Ravi took a three-wheeler to a craft shop, where he bought Freda a handloom tablecloth. It was handsomely striped in cinnamon and red. Paying for it, he was struck by the notion that even the banknotes she had given him were cleaner and crisper than any he had previously handled. They seemed valueless, notes from a children’s game. He gave them away in handfuls, until the afternoon when he saw a man come out of the relaxation center in his hotel. An ayurvedic masseur followed. “Sir! Sir!” When the man turned, the masseur joined his palms and brought them to his chest, murmuring, “Sir, tip, sir?”
The man spared him a look as blank as it was blue. “A tip?” There was a pause, exquisitely prolonged to allow hope its full deployment. Then, “No tip. I’ve only got plastic.” He patted the place where tradition locates the heart.
Thereafter Ravi tipped sparingly—he was less conspicuous that way. Mirrors showed him a soft-fleshed stranger with a familiar face. His appetite had revived; in fact he was ravenous. He ate doughnuts for the first time and gorged himself on protein, returning to buffets for second and even third helpings of prawns, beef, chicken cooked in cream.

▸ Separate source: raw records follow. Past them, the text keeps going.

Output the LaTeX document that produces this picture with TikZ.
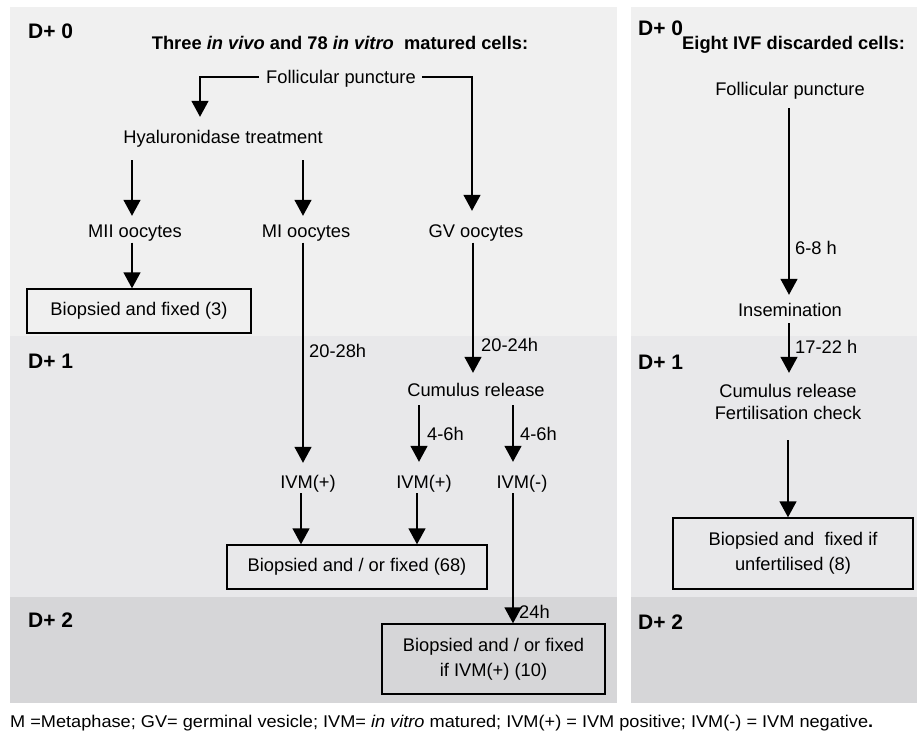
\documentclass[tikz,border=0pt]{standalone}
\usepackage{fontspec}
\setmainfont{Liberation Sans}
\usetikzlibrary{arrows.meta,calc}
\definecolor{dzero}{HTML}{F0F0F0}
\definecolor{done}{HTML}{E8E8EA}
\definecolor{dtwo}{HTML}{D6D6D8}
\begin{document}
\begin{tikzpicture}[x=1pt,y=-1pt,
  txt/.style={inner sep=0pt,text height=13pt,text depth=0pt,font=\fontsize{18.3}{22}\selectfont},
  lab/.style={txt,anchor=west},
  ttl/.style={inner sep=0pt,text height=13pt,text depth=0pt,font=\fontsize{18.3}{22}\selectfont\bfseries},
  dlab/.style={anchor=west,inner sep=0pt,text height=15pt,text depth=0pt,font=\fontsize{21}{25}\selectfont\bfseries},
  boxn/.style={draw,line width=1.4pt,inner sep=0pt,align=center,font=\fontsize{18.3}{25}\selectfont},
  arr/.style={line width=1.5pt,-{Triangle[length=16pt,width=17pt]}}]
\fill[white] (0,0) rectangle (918,738);
\useasboundingbox (0,0) rectangle (918,738);
% panels
\fill[dzero] (10,7) rectangle (617,336);
\fill[done] (10,336) rectangle (617,597);
\fill[dtwo] (10,597) rectangle (617,703);
\fill[dzero] (631,7) rectangle (917,336);
\fill[done] (631,336) rectangle (917,597);
\fill[dtwo] (631,597) rectangle (917,703);
% day labels
\node[dlab] (d0l) at (28,31) {D+ 0};
\node[dlab] (d1l) at (28,361) {D+ 1};
\node[dlab] (d2l) at (28,620) {D+ 2};
\node[dlab] (d0r) at (638,28) {D+ 0};
\node[dlab] (d1r) at (638,362) {D+ 1};
\node[dlab] (d2r) at (638,622) {D+ 2};
% titles
\node[ttl] (tl) at (340,43) {Three \textit{in vivo} and 78 \textit{in vitro}\ \ matured cells:};
\node[ttl,anchor=west] (tr) at (682,43) {Eight IVF discarded cells:};
% left flow
\node[txt] (fp) at (341,77) {Follicular puncture};
\node[txt] (hy) at (223,137) {Hyaluronidase treatment};
\node[txt] (mii) at (135,231) {MII oocytes};
\node[txt] (mi) at (306,231) {MI oocytes};
\node[txt] (gv) at (476,231) {GV oocytes};
\node[boxn,minimum width=224pt,minimum height=44pt] (b3) at (139,311) {Biopsied and fixed (3)};
\node[txt] (cum) at (476,390) {Cumulus release};
\node[txt] (ivm1) at (308,482) {IVM(+)};
\node[txt] (ivm2) at (424,482) {IVM(+)};
\node[txt] (ivmm) at (522,482) {IVM(-)};
\node[boxn,minimum width=260pt,minimum height=44pt] (b68) at (357,567) {Biopsied and / or fixed (68)};
\node[boxn,minimum width=223pt,minimum height=70pt] (b10) at (493.5,659) {Biopsied and / or fixed\\if IVM(+) (10)};
\node[lab] (l2028) at (309,351) {20-28h};
\node[lab] (l2024) at (481,345) {20-24h};
\node[lab] (l46a) at (427,434) {4-6h};
\node[lab] (l46b) at (520,434) {4-6h};
\node[lab] (l24) at (519,612) {24h};
% right flow
\node[txt] (rfp) at (790,89) {Follicular puncture};
\node[txt] (ins) at (790,310) {Insemination};
\node[txt] (crf1) at (788,391) {Cumulus release};
\node[txt] (crf2) at (788,413) {Fertilisation check};
\node[boxn,minimum width=240pt,minimum height=71pt] (b8) at (793,553.5) {Biopsied and\ \ fixed if\\unfertilised (8)};
\node[lab] (l68) at (795,248) {6-8 h};
\node[lab] (l1722) at (795,347) {17-22 h};
% left connectors
\draw[arr] ($(fp.west)+(-7,0)$) -| ($(hy.north)+(-23,-13.5)$);
\draw[arr] ($(fp.east)+(6,0)$) -| ($(gv.north)+(-4,-13.5)$);
\draw[arr] ($(hy.south -| mii.north)+(-3,16.5)$) -- ($(mii.north)+(-3,-8.5)$);
\draw[arr] ($(hy.south -| mi.north)+(-3,16.5)$) -- ($(mi.north)+(-3,-8.5)$);
\draw[arr] ($(mii.south)+(-3,5)$) -- ($(b3.north -| mii.south)+(-3,0)$);
\draw[arr] ($(mi.south)+(-3,5)$) -- ($(ivm1.north -| mi.south)+(-3,-12.5)$);
\draw[arr] ($(gv.south)+(-3,5)$) -- ($(cum.north)+(-3,-10.5)$);
\draw[arr] ($(cum.south -| ivm2.north)+(-5,8.5)$) -- ($(ivm2.north)+(-5,-13.5)$);
\draw[arr] ($(cum.south -| ivmm.north)+(-9,8.5)$) -- ($(ivmm.north)+(-9,-13.5)$);
\draw[arr] ($(ivm1.south)+(-7,4.5)$) -- ($(b68.north -| ivm1.south)+(-7,0)$);
\draw[arr] ($(ivm2.south)+(-7,4.5)$) -- ($(b68.north -| ivm2.south)+(-7,0)$);
\draw[arr] ($(ivmm.south)+(-9,4.5)$) -- ($(b10.north -| ivmm.south)+(-9,0)$);
% right connectors
\draw[arr] ($(rfp.south)+(-1,12.5)$) -- ($(ins.north)+(-1,-8.5)$);
\draw[arr] ($(ins.south)+(-1,6.5)$) -- ($(crf1.north)+(1,-11.5)$);
\draw[arr] ($(crf2.south)+(0,20.5)$) -- (b8.north -| crf2.south);
% footnote
\node[anchor=west,inner sep=0pt] (fn) at (10,723) {\resizebox{863pt}{\height}{\fontsize{17}{20}\selectfont M =Metaphase; GV= germinal vesicle; IVM= \textit{in vitro} matured; IVM(+) = IVM positive; IVM(-) = IVM negative\textbf{.}}};
\end{tikzpicture}
\end{document}
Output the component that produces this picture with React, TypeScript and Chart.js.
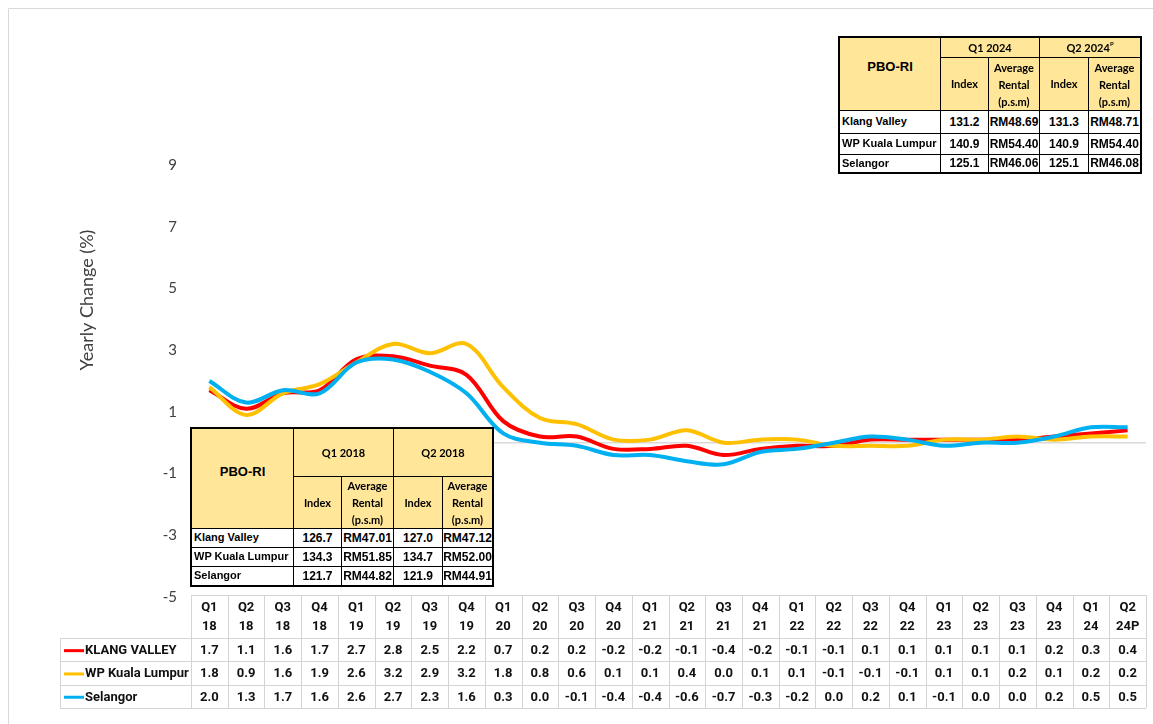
import React, { useEffect, useRef } from 'react';
import { Chart, registerables } from 'chart.js';
Chart.register(...registerables);

// ---------- data ----------
const categories = ['Q1 18', 'Q2 18', 'Q3 18', 'Q4 18', 'Q1 19', 'Q2 19', 'Q3 19', 'Q4 19', 'Q1 20', 'Q2 20', 'Q3 20', 'Q4 20', 'Q1 21', 'Q2 21', 'Q3 21', 'Q4 21', 'Q1 22', 'Q2 22', 'Q3 22', 'Q4 22', 'Q1 23', 'Q2 23', 'Q3 23', 'Q4 23', 'Q1 24', 'Q2 24P'];
const klangValley = [1.7, 1.1, 1.6, 1.7, 2.7, 2.8, 2.5, 2.2, 0.7, 0.2, 0.2, -0.2, -0.2, -0.1, -0.4, -0.2, -0.1, -0.1, 0.1, 0.1, 0.1, 0.1, 0.1, 0.2, 0.3, 0.4];
const wpKualaLumpur = [1.8, 0.9, 1.6, 1.9, 2.6, 3.2, 2.9, 3.2, 1.8, 0.8, 0.6, 0.1, 0.1, 0.4, 0.0, 0.1, 0.1, -0.1, -0.1, -0.1, 0.1, 0.1, 0.2, 0.1, 0.2, 0.2];
const selangor = [2.0, 1.3, 1.7, 1.6, 2.6, 2.7, 2.3, 1.6, 0.3, 0.0, -0.1, -0.4, -0.4, -0.6, -0.7, -0.3, -0.2, 0.0, 0.2, 0.1, -0.1, 0.0, 0.0, 0.2, 0.5, 0.5];
const seriesNames = ['KLANG VALLEY', 'WP Kuala Lumpur', 'Selangor'];
const seriesColors = ['#FF0000', '#FFC000', '#00B0F0'];
const yMin = -5;
const yMax = 9;
const yStep = 2;
const yTitle = 'Yearly Change (%)';

// overlay tables
const tableTitle = 'PBO-RI';
const regionNames = ['Klang Valley', 'WP Kuala Lumpur', 'Selangor'];
const early1Period = 'Q1 2018';
const early1Index = ['126.7', '134.3', '121.7'];
const early1Rental = ['RM47.01', 'RM51.85', 'RM44.82'];
const early2Period = 'Q2 2018';
const early2Index = ['127.0', '134.7', '121.9'];
const early2Rental = ['RM47.12', 'RM52.00', 'RM44.91'];
const late1Period = 'Q1 2024';
const late1Index = ['131.2', '140.9', '125.1'];
const late1Rental = ['RM48.69', 'RM54.40', 'RM46.06'];
const late2Period = 'Q2 2024';
const late2Index = ['131.3', '140.9', '125.1'];
const late2Rental = ['RM48.71', 'RM54.40', 'RM46.08'];

const seriesData = [klangValley, wpKualaLumpur, selangor];

const fmt = (v: number) => v.toFixed(1);

const CAL = "Lato, 'Open Sans', sans-serif";
const TBL = "Roboto, Lato, sans-serif";
const ARIAL = "'Liberation Sans', Arial, sans-serif";

const frameAndTablePlugin = {
  id: 'frameAndTable',
  beforeDatasetsDraw(chart: any) {
    const { ctx, chartArea } = chart;
    const y0 = chart.scales.y.getPixelForValue(0);
    ctx.save();
    ctx.strokeStyle = '#d9d9d9';
    ctx.lineWidth = 1.5;
    ctx.beginPath();
    ctx.moveTo(chartArea.left, y0);
    ctx.lineTo(chartArea.right, y0);
    ctx.stroke();
    ctx.restore();
  },
  afterDraw(chart: any) {
    const { ctx, chartArea, width } = chart;
    ctx.save();
    // outer chart frame (top / left visible)
    ctx.strokeStyle = '#d9d9d9';
    ctx.lineWidth = 1;
    ctx.beginPath();
    ctx.moveTo(0.5, chart.height);
    ctx.lineTo(0.5, 0.5);
    ctx.lineTo(width, 0.5);
    ctx.stroke();

    // y title
    ctx.save();
    ctx.translate(79, chartArea.top + 135);
    ctx.rotate(-Math.PI / 2);
    ctx.fillStyle = '#404040';
    ctx.font = `18px ${CAL}`;
    ctx.textAlign = 'center';
    ctx.textBaseline = 'middle';
    ctx.fillText(yTitle, 0, 0);
    ctx.restore();

    // data table
    const xs = chart.scales.x;
    const n = categories.length;
    const colW = xs.getPixelForValue(1) - xs.getPixelForValue(0);
    const left = xs.getPixelForValue(0) - colW / 2;
    const right = left + colW * n;
    const top = chartArea.bottom - 2;
    const headBottom = top + 43;
    const rowH = 23.3;
    const rowBottoms = [headBottom + rowH, headBottom + 2 * rowH, headBottom + 3 * rowH];
    const legendLeft = 52;

    ctx.strokeStyle = '#d4d4d4';
    ctx.lineWidth = 1;
    ctx.beginPath();
    const al = (v: number) => Math.round(v) + 0.5;
    ctx.moveTo(left, al(top));
    ctx.lineTo(right, al(top));
    ctx.moveTo(legendLeft, al(headBottom));
    ctx.lineTo(right, al(headBottom));
    rowBottoms.forEach((rb) => {
      ctx.moveTo(legendLeft, al(rb));
      ctx.lineTo(right, al(rb));
    });
    ctx.moveTo(al(legendLeft), headBottom);
    ctx.lineTo(al(legendLeft), rowBottoms[2]);
    for (let i = 0; i <= n; i++) {
      const x = al(left + i * colW);
      ctx.moveTo(x, top);
      ctx.lineTo(x, rowBottoms[2]);
    }
    ctx.stroke();

    ctx.fillStyle = '#111';
    ctx.textAlign = 'center';
    ctx.textBaseline = 'middle';
    ctx.font = `bold 13px ${TBL}`;
    categories.forEach((c, i) => {
      const [q, yr] = c.split(' ');
      const cx = xs.getPixelForValue(i);
      ctx.fillText(q, cx, top + 13);
      ctx.fillText(yr, cx, top + 32);
    });
    seriesData.forEach((arr, s) => {
      const cy = headBottom + rowH * s + rowH / 2 + 1;
      arr.forEach((v, i) => {
        ctx.fillText(fmt(v), xs.getPixelForValue(i), cy);
      });
      // legend key
      ctx.save();
      ctx.strokeStyle = seriesColors[s];
      ctx.lineWidth = 3;
      ctx.beginPath();
      ctx.moveTo(legendLeft + 4, cy);
      ctx.lineTo(legendLeft + 24, cy);
      ctx.stroke();
      ctx.restore();
      ctx.textAlign = 'left';
      ctx.fillText(seriesNames[s], legendLeft + 25, cy);
      ctx.textAlign = 'center';
    });
    ctx.restore();
  },
};

type CellDef = {
  c0: number; c1: number; r0: number; r1: number;
  content: React.ReactNode; bg?: string; align?: 'left' | 'center';
  font: string; size: number; lh?: number;
};

function OverlayTable({ xs, ys, cells }: { xs: number[]; ys: number[]; cells: CellDef[] }) {
  const X0 = xs[0];
  const Y0 = ys[0];
  return (
    <div style={{ position: 'absolute', left: X0, top: Y0, width: xs[xs.length - 1] - X0 + 1, height: ys[ys.length - 1] - Y0 + 1 }}>
      {cells.map((c, i) => (
        <div
          key={i}
          style={{
            position: 'absolute',
            boxSizing: 'border-box',
            left: xs[c.c0] - X0,
            top: ys[c.r0] - Y0,
            width: xs[c.c1] - xs[c.c0] + 1,
            height: ys[c.r1] - ys[c.r0] + 1,
            border: '1px solid #000',
            background: c.bg || '#fff',
            display: 'flex',
            alignItems: 'center',
            justifyContent: c.align === 'left' ? 'flex-start' : 'center',
            textAlign: c.align === 'left' ? 'left' : 'center',
            paddingLeft: c.align === 'left' ? 2 : 0,
            fontFamily: c.font,
            fontWeight: 'bold',
            fontSize: c.size,
            lineHeight: (c.lh || c.size * 1.2) + 'px',
            color: '#000',
            whiteSpace: 'pre',
            overflow: 'hidden',
          }}
        >
          {c.content}
        </div>
      ))}
      <div style={{ position: 'absolute', left: -1, top: -1, width: xs[xs.length - 1] - X0 + 3, height: ys[ys.length - 1] - Y0 + 3, border: '1.5px solid #000', boxSizing: 'border-box', pointerEvents: 'none' }} />
    </div>
  );
}

function buildCells(
  p1: React.ReactNode, p2: React.ReactNode,
  i1: string[], r1: string[], i2: string[], r2: string[],
  titleTop: number
): CellDef[] {
  const HB = '#FFE699';
  const cells: CellDef[] = [
    { c0: 0, c1: 1, r0: 0, r1: 2, content: <span style={{ marginTop: titleTop }}>{tableTitle}</span>, bg: HB, font: ARIAL, size: 13 },
    { c0: 1, c1: 3, r0: 0, r1: 1, content: p1, bg: HB, font: CAL, size: 11 },
    { c0: 3, c1: 5, r0: 0, r1: 1, content: p2, bg: HB, font: CAL, size: 11 },
    { c0: 1, c1: 2, r0: 1, r1: 2, content: 'Index', bg: HB, font: CAL, size: 11 },
    { c0: 2, c1: 3, r0: 1, r1: 2, content: 'Average\nRental\n(p.s.m)', bg: HB, font: CAL, size: 11, lh: 17 },
    { c0: 3, c1: 4, r0: 1, r1: 2, content: 'Index', bg: HB, font: CAL, size: 11 },
    { c0: 4, c1: 5, r0: 1, r1: 2, content: 'Average\nRental\n(p.s.m)', bg: HB, font: CAL, size: 11, lh: 17 },
  ];
  regionNames.forEach((name, k) => {
    const r = 2 + k;
    cells.push({ c0: 0, c1: 1, r0: r, r1: r + 1, content: name, align: 'left', font: ARIAL, size: 11 });
    cells.push({ c0: 1, c1: 2, r0: r, r1: r + 1, content: i1[k], font: ARIAL, size: 12 });
    cells.push({ c0: 2, c1: 3, r0: r, r1: r + 1, content: r1[k], font: ARIAL, size: 12 });
    cells.push({ c0: 3, c1: 4, r0: r, r1: r + 1, content: i2[k], font: ARIAL, size: 12 });
    cells.push({ c0: 4, c1: 5, r0: r, r1: r + 1, content: r2[k], font: ARIAL, size: 12 });
  });
  return cells;
}

export default function App() {
  const canvasRef = useRef<HTMLCanvasElement | null>(null);

  useEffect(() => {
    if (!canvasRef.current) return;
    let alive = true;
    const chart = new Chart(canvasRef.current, {
      type: 'line',
      data: {
        labels: categories,
        datasets: seriesData.map((d, s) => ({
          label: seriesNames[s],
          data: d,
          borderColor: seriesColors[s],
          backgroundColor: seriesColors[s],
          borderWidth: 4,
          pointRadius: 0,
          tension: 0.35,
          fill: false,
          order: 3 - s,
        })),
      },
      options: {
        animation: false,
        responsive: true,
        maintainAspectRatio: false,
        layout: { padding: { left: 0, right: 7, top: 157, bottom: 127 } },
        plugins: { legend: { display: false }, tooltip: { enabled: false } },
        scales: {
          x: { type: 'category', offset: true, display: false },
          y: {
            min: yMin,
            max: yMax,
            ticks: { stepSize: yStep, padding: 14, color: '#404040', font: { family: CAL, size: 15 } },
            grid: { display: false, drawTicks: false },
            border: { display: false },
            afterFit: (s: any) => { s.width = 183; },
          },
        },
      },
      plugins: [frameAndTablePlugin],
    } as any);
    const fonts: any = (document as any).fonts;
    if (fonts && fonts.load) {
      Promise.all([fonts.load('bold 13px Roboto'), fonts.load('18px Lato'), fonts.load('15px Lato')])
        .then(() => { if (alive) chart.update(); })
        .catch(() => {});
    }
    return () => { alive = false; chart.destroy(); };
  }, []);

  const lateCells = buildCells(
    late1Period,
    <span>{late2Period}<sup style={{ fontSize: 6, verticalAlign: 'top', lineHeight: '6px' }}>P</sup></span>,
    late1Index, late1Rental, late2Index, late2Rental, -14
  );
  const earlyCells = buildCells(
    early1Period, early2Period,
    early1Index, early1Rental, early2Index, early2Rental, -14
  );

  return (
    <div style={{ position: 'fixed', left: 0, top: 0, width: 1153, height: 724, overflow: 'hidden', background: '#fff' }}>
      <div style={{ position: 'absolute', left: 8, top: 8, width: 1145, height: 716 }}>
        <canvas ref={canvasRef} />
      </div>
      <OverlayTable xs={[839, 940, 988, 1039, 1088, 1140]} ys={[37, 57, 110, 133, 154, 172]} cells={lateCells} />
      <OverlayTable xs={[191, 293, 341, 393, 442, 492]} ys={[428, 476, 528, 547, 566, 585]} cells={earlyCells} />
    </div>
  );
}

At some point, he started to breathe well, his ribs opening sideways and folding without haste. No one spied on him over a newspaper or waited in the shadow of a colonial clock. Even the country’s leaders, cut off at the neck and preserved behind glass, looked no worse than smug. Evil was a real thing. Ravi had seen it—it had looked like a vase. What flourished here was as harmless and false as the piano player’s smile. A bride floated past in her sari, upside down in the gleaming floorboards. The sky darkened, as if something enormous had spread its wings. But only tourists came running in from the rain.
Every few days, Freda would pick Ravi up in the evening. Flicking her eyes at her rearview mirror, doubling back on their tracks, now and then pulling over to the side of the road, she would drive him to his next destination. Journeys that might have been accomplished in fifteen minutes stretched to fill an hour. This expansion of time, too, was dreamlike, with a dream’s spellbound stagnation. As they approached whichever hotel she had chosen, Freda would call ahead; if a room wasn’t available, she would drive to the next place she had in mind. She was forbearing and humorous on these occasions, as if playing her part in an entertainment organized by children. Ravi decided that she relished the intrigue. He wasn’t wholly immune to it himself.
Ravi Mendis, Tourist played only to select audiences. Registering r
equired ID, so the desk clerks always knew that Ravi was a local. But he had refused television interviews, and most picture editors had succumbed to a dramatic image that showed a man slumped forward with his hands over his face. No one appeared to connect that ill-fated figure with the one advancing across a lobby in Reeboks and American jeans. In any case, when Freda produced one of her three credit cards at reception, every clerk drew the same conclusion as the man at the first hotel.
At checkpoints across the city, Freda’s passport was glanced at, Ravi’s ID card inspected. She would lean across. “My friend’s with me. We’re on our way to my flat.” They would be waved on with obscenities only one of them understood.
Anyone with official connections, or the money to make them, could gain access to the registration data collected by hotels. But what happened was that Carmel Mendis rang Freda. An elderly neighbor of hers had fallen into conversation with a stranger at the train station. They had chatted of this and that, and at one point the stranger mentioned that years ago, at university, he had known a Ravi Mendis who came from here. He wondered aloud what had become of him. The old man replied that he lived near Ravi Mendis’s mother but hadn’t seen her son in a long time. A few days later, turning the conversation over in his mind, he grew uneasy and went in search of Carmel.